Remember, automate evidence files (approvals, creative versions, etc.) to help the team stay exam ready. While it sounds difficult, automating this information upfront relieves teams from having to scramble once a campaign wraps.

Looking ahead, how do you envision the future of marketing for FIs evolving in terms of personalization, automation, and local relevance?
I see personalization for FIs shifting from broad segments to intent- and micro-geo–driven journeys. As automation grows, propensity and journey orchestration will be able to trigger message-matched outreach across channels. This will also be paced to local demand and even operational capacity. The best part? Compliance guardrails will be embedded, easing the burden on teams.

What’s your advice for financial institutions aiming to use data and local insights to transform their marketing and drive growth?
Take it step-by-step and keep one approved narrative at the center of all marketing initiatives. Guardrails can be set up allowing product, messaging, and channels to differ depending on local needs. Under this approach, all marketing efforts should still measure to predictable CAC. This helps teams reallocate budget weekly to the tracts, products, and creatives that outperform.

First, focus on unifying first-party data with privacy-safe geo and intent signals, and normalize everything to the census-tract/branch-radius level.

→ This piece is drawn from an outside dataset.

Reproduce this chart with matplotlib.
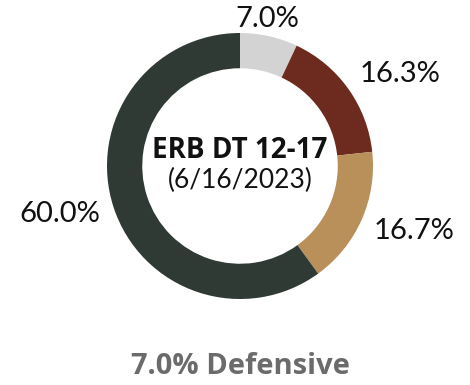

From there, run a phased plan. This divides a campaign’s activities into distinct stages to systematically achieve goals, build momentum, and manage the process over time. This approach to personalization isn’t easy, especially for marketing teams already stretched thin, but it doesn’t have to feel impossible. The right partner can activate an FI’s data in a compliant ecosystem and deliver the right level of personalization for a campaign’s objectives.